In the op-ed sent to media yesterday, Cuomo said he wants to overhaul the state’s tax system, use public-private partnerships to fix infrastructure and legalize gambling to stimulate the economy.

Cuomo said last month he had discussed with labor unions the possibility of using their private pension funds to invest in infrastructure projects such as building a new Tappen Zee Bridge. The bridge, which spans the Hudson River and connects the lower Hudson Valley region with New York City, could cost as much as $6 billion to replace, Cuomo said.

Legalizing gambling would help “recapture revenue that is currently being lost to other states,” Cuomo wrote yesterday. Indian casinos already operate within New York’s borders and slot machines are allowed at the state’s race tracks.

Neighboring New Jersey already has casinos in Atlantic City. Last month, Massachusetts Governor Deval Patrick signed into law a bill that allows three full-scale casinos to open in the state.

Senate Republicans

Cuomo first raised the possibility of changing the tax code during two radio interviews last week.

When Senate Republicans meet Dec. 7 they will discuss a “number of issues, including our commitment to cutting taxes,” said Reif, the Skelos spokesman, in an e-mail yesterday. They have a one-vote majority in the Senate.

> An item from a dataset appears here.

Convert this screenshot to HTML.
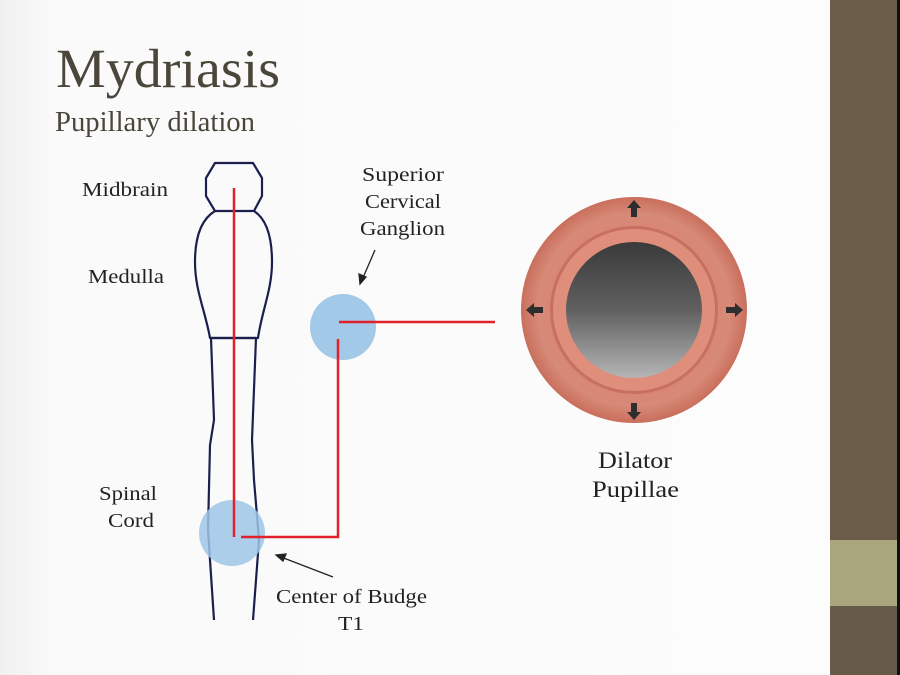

Senator John Bonacic, a Republican representing much of the Catskill region, introduced a bill in March that would raise taxes on those who earn $1 million or more and dedicate the revenue to education and relief for local governments. Bonacic still supports that move, said Jillian Deuel, a spokeswoman.

New York City Mayor Michael Bloomberg said raising taxes isn’t the right way forward, adding that he hadn’t seen the governor’s proposal. The city’s economy generates about 53 percent of New York state tax revenue, including more than 60 percent of income-tax collections, according to the city’s Office of Management and Budget.

“Fundamentally you cannot tax your way out of problems,” Bloomberg said at a news conference in midtown Manhattan today. “You’ve got to get your expenses under control and build the economic base so that if you have tax revenue increases they should come from an expanded economy as opposed to expanded tax rates.”

The mayor is founder and majority owner of Bloomberg News parent Bloomberg LP.